I do however find two senses of the word, the one active, corresponding to the transitive use of the verb προστρέπειν or προστρέπεσθαι (for the middle as well as the active voice might be used transitively, as will shortly appear), the other middle, corresponding to the ordinary usage of the middle προστρέπεσθαι. Thus the active meaning of προστρόπαιος will be turning something towards or against someone; the middle meaning, turning oneself towards someone.

The active usage is best illustrated by a passage of Aeschines, in which he accuses Demosthenes of wilful perjury in calumniating him, and then appeals to the jury in these words—ἐάσετε οὖν τὸν τοιοῦτον αὑτοῦ προστρόπαιον (μὴ γὰρ δὴ τῆς πόλεως) ἐν ὑμῖν ἀναστρέφεσθαι[1213]; ‘Will you then allow this perjurer, who has turned upon his own head (for I pray that it be not on the city) the anger of the gods in whose name he swore, to continue in your midst?’ Here the very brevity of the Greek, which I am compelled to expand in translation, proves that Aeschines’ audience were perfectly familiar with an active meaning of προστρόπαιος with an evil connotation, ‘turning some misfortune or punishment or vengeance upon someone.’

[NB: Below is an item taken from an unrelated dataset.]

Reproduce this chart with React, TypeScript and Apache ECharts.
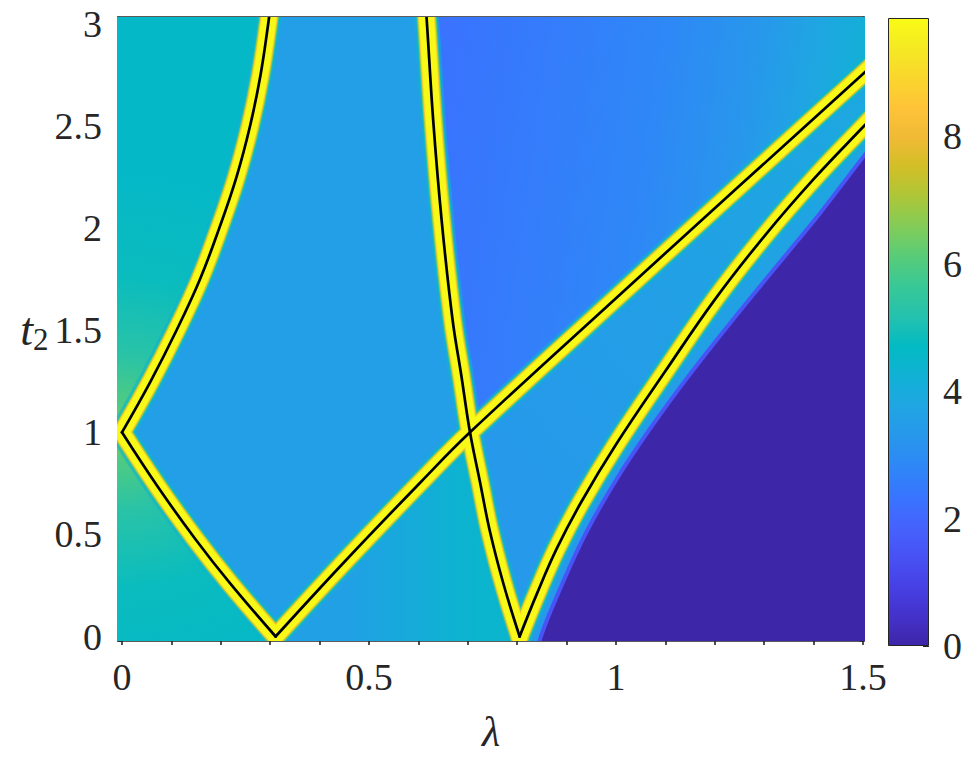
import React, { useEffect, useRef } from 'react';
import * as echarts from 'echarts';

// ---- axis ranges ----
const XMIN = -0.008, XMAX = 1.502, YMIN = -0.022, YMAX = 3.034;
const VMAX = 9.86;

// ---- ticks ----
const xMajorTicks = [0, 0.5, 1, 1.5];
const xMinorTicks = [0, 0.1, 0.2, 0.3, 0.4, 0.5, 0.6, 0.7, 0.8, 0.9, 1, 1.1, 1.2, 1.3, 1.4, 1.5];
const yMajorTicks = [0, 0.5, 1, 1.5, 2, 2.5, 3];
const yMinorTicks = [0, 0.1, 0.2, 0.3, 0.4, 0.5, 0.6, 0.7, 0.8, 0.9, 1, 1.1, 1.2, 1.3, 1.4, 1.5,
  1.6, 1.7, 1.8, 1.9, 2, 2.1, 2.2, 2.3, 2.4, 2.5, 2.6, 2.7, 2.8, 2.9, 3];
const cbTicks = [0, 2, 4, 6, 8];

// ---- phase boundary curves (lambda, t2) ----
const curveA = [[0, 1], [0.058, 1.25], [0.1105, 1.5], [0.158, 1.75], [0.197, 2.0], [0.2318, 2.25], [0.2593, 2.5], [0.2805, 2.75], [0.296, 3.0], [0.301, 3.1]];
const curveB = [[0, 1], [0.0729, 0.732], [0.148, 0.479], [0.219, 0.26], [0.311, 0]];
const curveCLow = [[0.311, 0], [0.45, 0.365], [0.605, 0.757], [0.7045, 1.0]];
const curveCHigh = [[0.7045, 1.0], [1.0, 1.657], [1.25, 2.207], [1.502, 2.76], [1.55, 2.865]];
const curveDUpper = [[0.614, 3.1], [0.617, 3.015], [0.63, 2.528], [0.647, 2.041], [0.669, 1.555], [0.687, 1.277], [0.7045, 1.0]];
const curveDLower = [[0.7045, 1.0], [0.7247, 0.757], [0.745, 0.513], [0.773, 0.251], [0.805, 0]];
const curveE = [[0.805, 0], [0.84, 0.21], [0.88, 0.43], [0.93, 0.66], [1.0, 0.94], [1.1, 1.3], [1.2, 1.65], [1.3, 1.96], [1.4, 2.24], [1.502, 2.5], [1.55, 2.62]];
const darkEdge = [[0.846, -0.1], [0.846, -0.016], [0.887, 0.2345], [0.941, 0.5155], [1.008, 0.797], [1.0755, 1.04], [1.143, 1.263], [1.211, 1.474], [1.278, 1.675], [1.346, 1.875], [1.413, 2.073], [1.504, 2.36], [1.56, 2.53]];

// ---- field values of the regions (colour-map values) ----
const leftStops = [0, 0.1, 0.3, 0.6, 1];
const leftValues = [6.9, 6.0, 5.3, 4.8, 4.6];
const midValue = 3.55;
const lowValues = [3.6, 4.45];
const upStops = [0, 0.3, 0.5, 0.7, 0.85, 1];
const upValues = [2.3, 2.6, 2.85, 3.25, 3.8, 4.3];
const rightValues = [3.35, 3.85];
const darkValue = 0.0;
const edgeValue = 1.5;
const glowValues = [4.3, 5.0, 6.8, 8.6, 9.8];

// ---- parula colormap ----
const PARULA = ['#3e26a8', '#4432cb', '#4741e5', '#4852f4', '#4563fd', '#3875fe', '#2e87f7', '#2797eb',
  '#20a5e3', '#12b1d6', '#02bac3', '#24c1ae', '#37c897', '#57cc7a', '#81cc59', '#abc739', '#d1bf27',
  '#f0ba36', '#fec338', '#fad62d', '#f5e924', '#f9fb15'];

const hexRgb = (h: string) => [parseInt(h.slice(1, 3), 16), parseInt(h.slice(3, 5), 16), parseInt(h.slice(5, 7), 16)];
function parula(v: number): string {
  const n = PARULA.length;
  const t = Math.max(0, Math.min(1, v / VMAX)) * (n - 1);
  const i = Math.min(Math.floor(t), n - 2);
  const f = t - i;
  const a = hexRgb(PARULA[i]), b = hexRgb(PARULA[i + 1]);
  const c = a.map((x, k) => Math.round(x + (b[k] - x) * f));
  return `rgb(${c[0]},${c[1]},${c[2]})`;
}
const toStops = (stops: number[], values: number[]) => stops.map((o, i) => ({ offset: o, color: parula(values[i]) }));

const rev = (a: number[][]) => [...a].reverse();

const AXIS = '#262626';
const FONT = 'Liberation Serif';

export default function App() {
  const ref = useRef<HTMLDivElement>(null);
  useEffect(() => {
    if (!ref.current) return;
    const chart = echarts.init(ref.current, undefined, { renderer: 'svg' });

    const curves = [curveA, curveB, [...curveCLow, ...curveCHigh.slice(1)], [...curveDUpper, ...curveDLower.slice(1)], curveE];

    const regions: any[] = [
      {
        points: [[-0.1, -0.1], [-0.1, 3.2], ...rev(curveA), ...curveB.slice(1), [0.311, -0.1]],
        fill: (api: any) => {
          const c = api.coord([0, 1]);
          return { type: 'radial', x: c[0], y: c[1], r: 260, global: true, colorStops: toStops(leftStops, leftValues) };
        },
      },
      {
        points: [...curveA, ...curveDUpper, ...rev(curveCLow), ...rev(curveB)],
        fill: () => parula(midValue),
      },
      {
        points: [[0.311, -0.1], ...curveCLow, ...curveDLower.slice(1), [0.805, -0.1]],
        fill: (api: any) => {
          const a = api.coord([0.45, 0.3]), b = api.coord([0.72, 0.3]);
          return { type: 'linear', x: a[0], y: a[1], x2: b[0], y2: b[1], global: true, colorStops: toStops([0, 1], lowValues) };
        },
      },
      {
        points: [...curveDUpper, ...curveCHigh.slice(1), [1.7, 3.3], [0.6, 3.3]],
        fill: (api: any) => {
          const a = api.coord([0.644, 2.63]), b = api.coord([1.504, 2.338]);
          return { type: 'linear', x: a[0], y: a[1], x2: b[0], y2: b[1], global: true, colorStops: toStops(upStops, upValues) };
        },
      },
      {
        points: [...curveCHigh, [1.7, 2.9], [1.7, 2.53], ...rev(darkEdge), [0.805, -0.1], ...rev(curveDLower)],
        fill: (api: any) => {
          const a = api.coord([0.765, 0.927]), b = api.coord([1.502, 2.58]);
          return { type: 'linear', x: a[0], y: a[1], x2: b[0], y2: b[1], global: true, colorStops: toStops([0, 1], rightValues) };
        },
      },
      {
        points: [...darkEdge, [1.7, 2.53], [1.7, -0.1]],
        fill: () => parula(darkValue),
      },
    ];

    const series: any[] = [];
    series.push({
      type: 'custom',
      xAxisIndex: 0,
      yAxisIndex: 0,
      clip: true,
      silent: true,
      lineStyle: { width: 0.01 },
      data: regions.map(() => [0.5, 1]),
      encode: { x: 0, y: 1 },
      renderItem: (params: any, api: any) => {
        const r = regions[params.dataIndex];
        const pts = r.points.map((p: number[]) => api.coord(p));
        return { type: 'polygon', shape: { points: pts }, style: { fill: r.fill(api), stroke: null } };
      },
    });

    const lineLayer = (list: number[][][], width: number, color: string, smooth: number, opacity = 1) => ({
      type: 'custom',
      xAxisIndex: 0,
      yAxisIndex: 0,
      clip: true,
      silent: true,
      lineStyle: { width: 0.01 },
      data: list.map(() => [0.5, 1]),
      encode: { x: 0, y: 1 },
      renderItem: (params: any, api: any) => {
        const pts = list[params.dataIndex].map((p) => api.coord(p));
        return {
          type: 'polyline',
          shape: { points: pts, smooth },
          style: { stroke: color, lineWidth: width, lineCap: 'round', lineJoin: 'round', fill: null, opacity },
        };
      },
    });

    series.push(lineLayer([darkEdge], 4, parula(edgeValue), 0.3));
    const glowWidths = [25, 21, 19, 17, 15];
    const glowOpacity = [0.6, 1, 1, 1, 1];
    glowValues.forEach((v, li) => series.push(lineLayer(curves, glowWidths[li], parula(v), 0.4, glowOpacity[li])));
    series.push(lineLayer(curves, 2.7, '#000000', 0.4));

    const cbStops = PARULA.map((_, k) => ({ offset: k / (PARULA.length - 1), color: PARULA[PARULA.length - 1 - k] }));
    series.push({
      type: 'bar', xAxisIndex: 4, yAxisIndex: 4, data: [VMAX], barWidth: '100%', silent: true,
      itemStyle: {
        color: new echarts.graphic.LinearGradient(0, 0, 0, 1, cbStops),
        borderColor: AXIS, borderWidth: 1,
      },
    });

    const lineS = { color: AXIS, width: 1.6 };
    const labelS = { fontFamily: FONT, fontSize: 38, color: AXIS };
    const mainX = (pos: string, labels: boolean) => ({
      type: 'value', gridIndex: 0, position: pos, min: XMIN, max: XMAX,
      axisLine: { show: true, onZero: false, lineStyle: lineS },
      axisTick: { show: true, inside: true, length: 7, customValues: xMajorTicks, lineStyle: lineS },
      axisLabel: labels ? { show: true, customValues: xMajorTicks, margin: 17, ...labelS } : { show: false },
      splitLine: { show: false },
    });
    const minorX = (pos: string) => ({
      type: 'value', gridIndex: 1, position: pos, min: XMIN, max: XMAX,
      axisLine: { show: false, onZero: false },
      axisTick: { show: true, inside: true, length: 4.5, customValues: xMinorTicks, lineStyle: lineS },
      axisLabel: { show: false }, splitLine: { show: false },
    });
    const mainY = (pos: string, labels: boolean) => ({
      type: 'value', gridIndex: 0, position: pos, min: YMIN, max: YMAX,
      axisLine: { show: true, onZero: false, lineStyle: lineS },
      axisTick: { show: true, inside: true, length: 7, customValues: yMajorTicks, lineStyle: lineS },
      axisLabel: labels ? { show: true, customValues: yMajorTicks, margin: 16, ...labelS } : { show: false },
      splitLine: { show: false },
    });
    const minorY = (pos: string) => ({
      type: 'value', gridIndex: 1, position: pos, min: YMIN, max: YMAX,
      axisLine: { show: false, onZero: false },
      axisTick: { show: true, inside: true, length: 4.5, customValues: yMinorTicks, lineStyle: lineS },
      axisLabel: { show: false }, splitLine: { show: false },
    });

    const xb: any = mainX('bottom', true);
    xb.name = 'λ';
    xb.nameLocation = 'middle';
    xb.nameGap = 70;
    xb.nameTextStyle = { fontFamily: FONT, fontStyle: 'italic', fontSize: 42, color: AXIS };
    const yl: any = mainY('left', true);
    yl.name = '{t|t}{s|2}';
    yl.nameLocation = 'middle';
    yl.nameRotate = 0;
    yl.nameGap = 64;
    yl.nameTextStyle = {
      rich: {
        t: { fontFamily: FONT, fontStyle: 'italic', fontSize: 46, color: AXIS },
        s: { fontFamily: FONT, fontSize: 31, color: AXIS, padding: [20, 0, 0, 0] },
      },
    };

    chart.setOption({
      animation: false,
      backgroundColor: '#ffffff',
      grid: [
        { left: 118, top: 17, width: 746, height: 628 },
        { left: 118, top: 17, width: 746, height: 628 },
        { left: 888, top: 18, width: 41, height: 628 },
      ],
      xAxis: [
        xb,
        mainX('top', false),
        minorX('bottom'),
        minorX('top'),
        { type: 'category', gridIndex: 2, data: ['cb'], show: false },
      ],
      yAxis: [
        yl,
        mainY('right', false),
        minorY('left'),
        minorY('right'),
        {
          type: 'value', gridIndex: 2, position: 'right', min: 0, max: VMAX,
          axisLine: { show: false },
          axisTick: { show: true, inside: true, length: 6, customValues: cbTicks, lineStyle: { color: AXIS, width: 1 } },
          axisLabel: { show: true, customValues: cbTicks, margin: 14, ...labelS },
          splitLine: { show: false },
        },
      ],
      series,
    });
    return () => chart.dispose();
  }, []);
  return <div ref={ref} style={{ position: 'absolute', left: 0, top: 0, width: 972, height: 758, background: '#fff' }} />;
}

The middle sense of προστρόπαιος is equally clearly exhibited by Aeschylus, who in telling the story of Thyestes says that after his banishment by his brother Atreus he came again προστρόπαιος ἑστίας[1214], ‘turning himself (as a suppliant) towards the hearth’ of his father’s home, so that his own life at least was spared out of respect for the place.

Thus the two meanings of the word are established, and it remains only to show how they were specially used in connexion with blood-guilt.